Members of Congress, postal workers and watchdog groups are angry over the planned payment of productivity incentives to senior managers by the U.S. Postal Service.

In a letter to about 900 top postal executives this month, postmaster general Jack Potter said that if the USPS continues to increase productivity this year, managers' bonuses could amount to one-quarter of their salaries.

Postal message boards were filled this month with negative entries about the incentives. In addition, Citizens Against Government Waste excoriated the USPS' senior executives for “voting themselves bonuses of up to 25 percent of their salaries.”

“The postal executives' decision to reward themselves with extra cash in a year of record-breaking losses sums up what's wrong with the post office management,” said the group's vice president, Leslie Paige.

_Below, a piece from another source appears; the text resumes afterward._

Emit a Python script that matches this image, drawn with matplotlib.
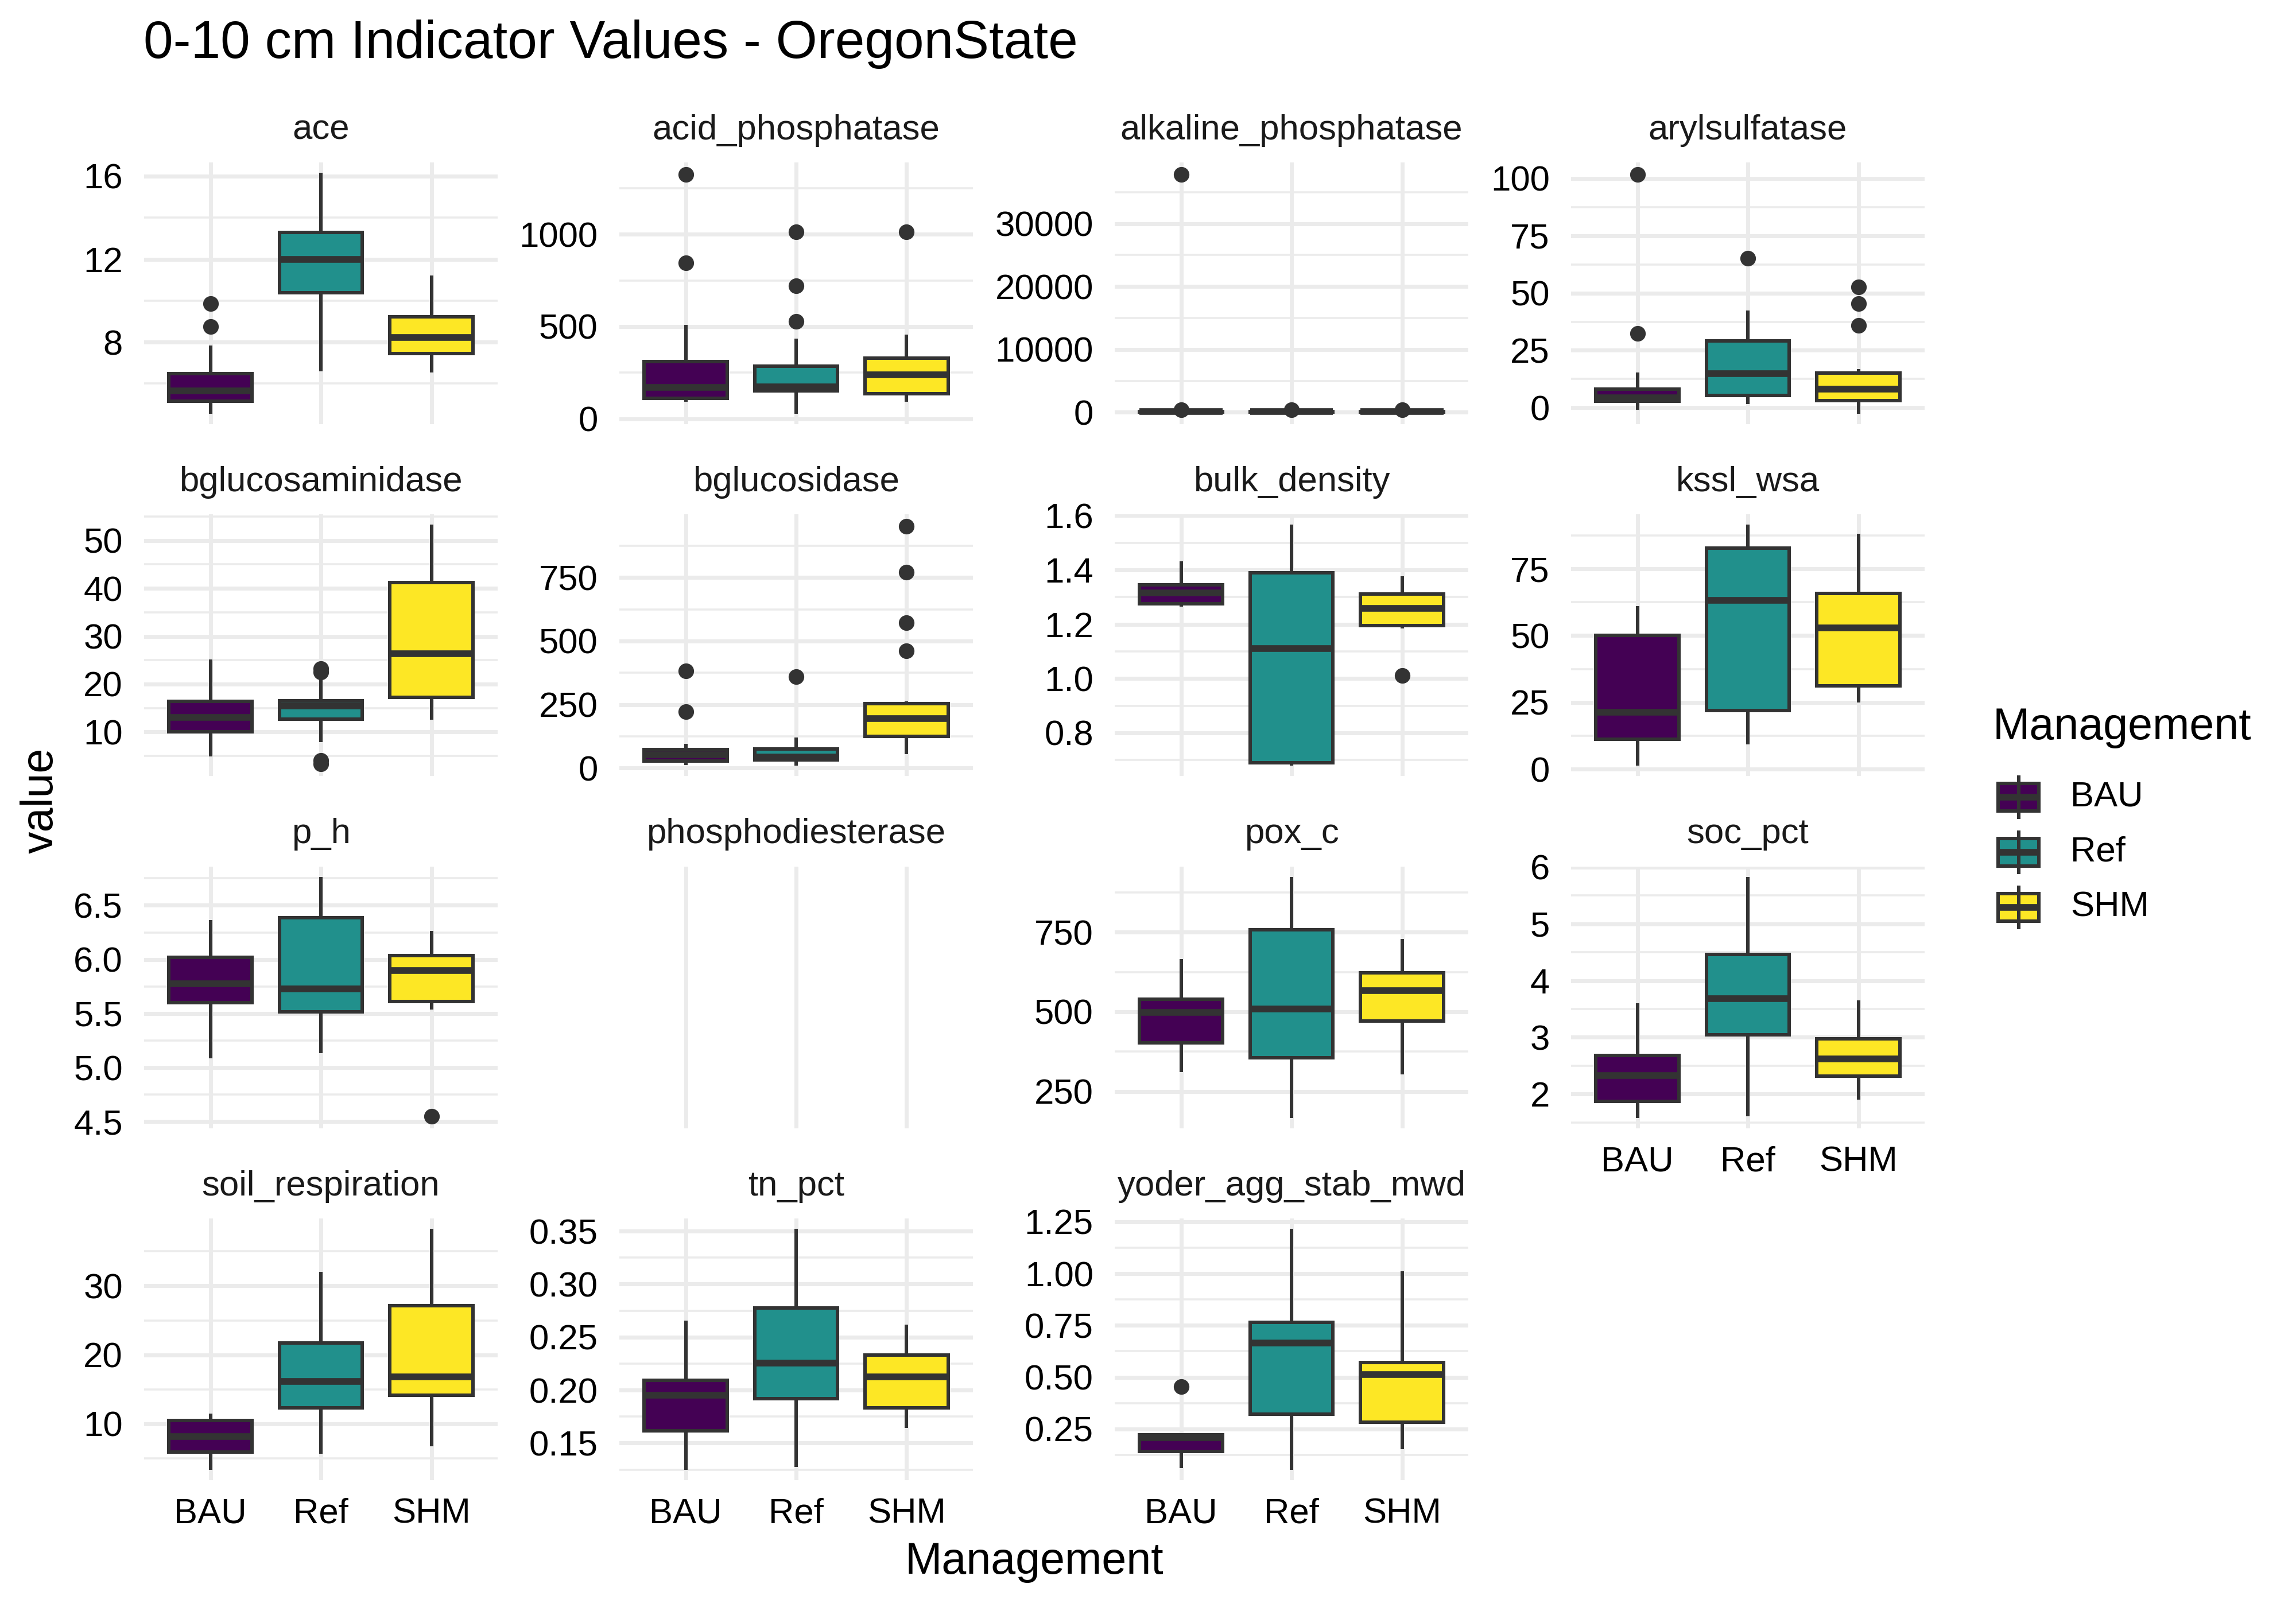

“It's really beyond parody,” Paige said. “In private-sector business, the shareholders would probably have dismissed the executive who even proposed this idea. The post office's senior staff [is] mostly career civil servants, used to endlessly increasing rates, mediocre innovation, poor long-term productivity rates and a government-protected market share.”

An online poll taken by Federal Times found that 89.4 percent of the 1,519 respondents, who mostly are federal workers, were against the payouts while only 10.5 percent were in favor.

The amount of money distributed in incentives is determined using a process called economic value added, or EVA. The size of the incentives — what the USPS calls its pay-for-performance program — depends on that positive economic value. The bonuses are calculated based on the amount of mail delivered, the number of new addresses and the number of workers in the mail system.

In 2000, postal performance generated a bonus fund of $208 million, which was distributed among 84,000 executives. That year, the postal service finished with a $199 million deficit.

The agency is expected to lose $1 billion or more this year and seek a substantial rate increase in October.

Meanwhile, Rep. Walter B. Jones, R-NC, introduced in May a resolution to prohibit the USPS from paying the bonuses. The nonbinding resolution, H.R. 144, urges the postal service not to pay bonuses to senior managers “in any year in which the USPS anticipates that it will operate at a deficit or in which a general increase in postal rates has been requested, gone into effect or is likely to become effective.”

Recent coverage of the EVA program has prompted more members of Congress to co-sponsor the resolution, a spokeswoman for Jones said. A vote on the measure has not been scheduled.

The incentive program, launched in 1996 by then-postmaster general Marvin T. Runyon, is also before the House Government Reform Committee, chaired by Rep. Dan Burton, R-IN, who has yet to schedule a hearing on it.